STATED EXERCISE ▸ Without the pictures, print the lines running from the beginning of the material to the line containing "import plotly.graph_objects as go", both ends included.

SOURCE DATA ▸
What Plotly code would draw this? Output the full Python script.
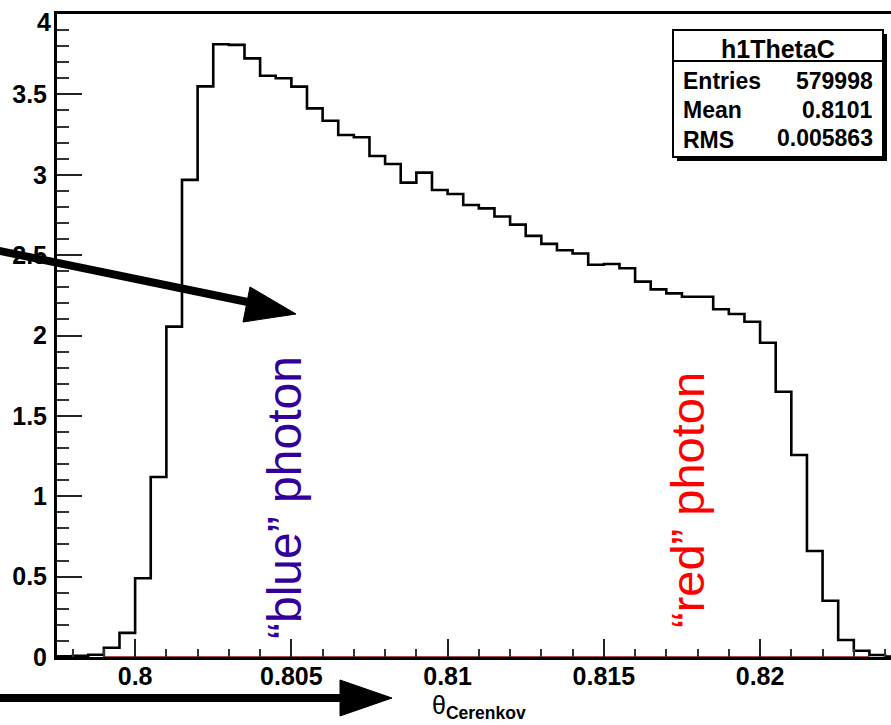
import plotly.graph_objects as go

# ---------------- data ----------------
bin_width = 0.0005
first_edge = 0.7975
counts = [0.004, 0.008, 0.014, 0.058, 0.150, 0.49, 1.12, 2.055, 2.968, 3.55,
          3.812, 3.808, 3.724, 3.616, 3.600, 3.548, 3.413, 3.336, 3.247, 3.233,
          3.117, 3.067, 2.951, 3.013, 2.905, 2.880, 2.812, 2.791, 2.74, 2.69,
          2.62, 2.57, 2.53, 2.51, 2.44, 2.445, 2.418, 2.335, 2.287, 2.262,
          2.241, 2.241, 2.163, 2.134, 2.086, 1.955, 1.650, 1.257, 0.659, 0.350,
          0.106, 0.039, 0.012, 0.003]
x_tickvals = [0.8, 0.805, 0.81, 0.815, 0.82]
x_ticktext = ["0.8", "0.805", "0.81", "0.815", "0.82"]
y_tickvals = [0, 0.5, 1, 1.5, 2, 2.5, 3, 3.5, 4]
y_ticktext = ["0", "0.5", "1", "1.5", "2", "2.5", "3", "3.5", "4"]
stats_title = "h1ThetaC"
stats_names = ["Entries", "Mean", "RMS"]
stats_values = ["579998", "0.8101", "0.005863"]
x_range = [0.7975, 0.82419]
y_range = [0, 4]

# ---------------- geometry ----------------
W, H = 891, 725
L, R, T, B = 57, 0, 14, 68
PW = W - L - R
PH = H - T - B


def px(x):
    return (x - L) / PW


def py(y):
    return (H - B - y) / PH


edges = [first_edge + i * bin_width for i in range(len(counts) + 1)]
xs = [first_edge]
ys = [0]
for i, c in enumerate(counts):
    xs += [edges[i], edges[i + 1]]
    ys += [c, c]

fig = go.Figure()
fig.add_trace(go.Scatter(x=[0.799, 0.8235], y=[0, 0], mode="lines",
                         line=dict(color="#8b1010", width=1.5),
                         hoverinfo="skip", showlegend=False))
fig.add_trace(go.Scatter(x=xs, y=ys, mode="lines",
                         line=dict(color="black", width=2.6),
                         showlegend=False))

font_family = "Liberation Sans, Arial, Helvetica, sans-serif"
tfont = dict(family=font_family, size=25, color="black", weight="bold")

fig.update_layout(
    width=W, height=H,
    margin=dict(l=L, r=R, t=T, b=B, pad=0),
    paper_bgcolor="white", plot_bgcolor="white",
    showlegend=False,
    xaxis=dict(range=x_range, showgrid=False, zeroline=False,
               showline=True, linecolor="black", linewidth=3, mirror=True,
               ticks="inside", ticklen=18, tickwidth=1.5, tickcolor="#222",
               tickvals=x_tickvals, ticktext=x_ticktext,
               ticklabelstandoff=-5,
               tickfont=tfont,
               minor=dict(dtick=0.001, tick0=0.8, ticks="inside", ticklen=8,
                          tickwidth=1.5, tickcolor="#333", showgrid=False)),
    yaxis=dict(range=y_range, showgrid=False, zeroline=False,
               showline=True, linecolor="black", linewidth=3, mirror=False,
               ticks="inside", ticklen=25, tickwidth=1.5, tickcolor="#222",
               # top label "4" is drawn separately, shifted down inside the canvas
               tickvals=y_tickvals[:-1], ticktext=y_ticktext[:-1],
               ticklabelstandoff=2,
               tickfont=tfont,
               minor=dict(dtick=0.1, tick0=0, ticks="inside", ticklen=12,
                          tickwidth=1.5, tickcolor="#333", showgrid=False)),
)

shapes = []
# stats box shadow + box
shapes.append(dict(type="rect", xref="paper", yref="paper",
                   x0=px(677), x1=px(887), y0=py(34), y1=py(161),
                   fillcolor="black", line=dict(width=0), layer="above"))
shapes.append(dict(type="rect", xref="paper", yref="paper",
                   x0=px(673), x1=px(883), y0=py(30), y1=py(157),
                   fillcolor="white", line=dict(color="black", width=2), layer="above"))
shapes.append(dict(type="line", xref="paper", yref="paper",
                   x0=px(673), x1=px(883), y0=py(61), y1=py(61),
                   line=dict(color="black", width=2), layer="above"))

# arrow 1 (diagonal)
shapes.append(dict(type="line", xref="paper", yref="paper",
                   x0=px(-5), y0=py(250), x1=px(250), y1=py(302.5),
                   line=dict(color="black", width=8), layer="above"))
shapes.append(dict(type="path", xref="paper", yref="paper",
                   path=f"M {px(296)},{py(314)} L {px(250)},{py(287)} L {px(243)},{py(322)} Z",
                   fillcolor="black", line=dict(color="black", width=1), layer="above"))
# arrow 2 (horizontal)
shapes.append(dict(type="line", xref="paper", yref="paper",
                   x0=px(-5), y0=py(698), x1=px(345), y1=py(698),
                   line=dict(color="black", width=8), layer="above"))
shapes.append(dict(type="path", xref="paper", yref="paper",
                   path=f"M {px(392)},{py(698)} L {px(340)},{py(680)} L {px(340)},{py(716)} Z",
                   fillcolor="black", line=dict(color="black", width=1), layer="above"))
fig.update_layout(shapes=shapes)

ann = []
# top y tick label
ann.append(dict(text=y_ticktext[-1], xref="paper", yref="paper", x=px(53), y=py(22),
                xanchor="right", yanchor="middle", showarrow=False, font=tfont))

sfont = dict(family=font_family, size=23, color="black", weight="bold")
ann.append(dict(text=stats_title, xref="paper", yref="paper", x=px(778), y=py(49),
                xanchor="center", yanchor="middle", showarrow=False,
                font=dict(family=font_family, size=25, color="black", weight="bold")))
row_y = [81, 110, 140]
for name, val, yy in zip(stats_names, stats_values, row_y):
    ann.append(dict(text=name, xref="paper", yref="paper", x=px(681), y=py(yy),
                    xanchor="left", yanchor="middle", showarrow=False, font=sfont))
    ann.append(dict(text=val, xref="paper", yref="paper", x=px(875), y=py(yy - 2 if name == "RMS" else yy),
                    xanchor="right", yanchor="middle", showarrow=False, font=sfont))

# axis title
ann.append(dict(text="θ<sub><b>Cerenkov</b></sub>", xref="paper", yref="paper",
                x=px(430), y=py(707), xanchor="left", yanchor="middle", showarrow=False,
                font=dict(family=font_family, size=25, color="black")))

# colored labels
ann.append(dict(text="“blue” photon", xref="paper", yref="paper",
                x=px(284), y=py(498), xanchor="center", yanchor="middle",
                textangle=-90, showarrow=False,
                font=dict(family=font_family, size=48, color="#330099")))
ann.append(dict(text="“red” photon", xref="paper", yref="paper",
                x=px(687), y=py(500), xanchor="center", yanchor="middle",
                textangle=-90, showarrow=False,
                font=dict(family=font_family, size=47, color="#ff0000")))
fig.update_layout(annotations=ann)

fig.write_html("out.html")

PROBLEM SOLUTION ▸
What Plotly code would draw this? Output the full Python script.
import plotly.graph_objects as go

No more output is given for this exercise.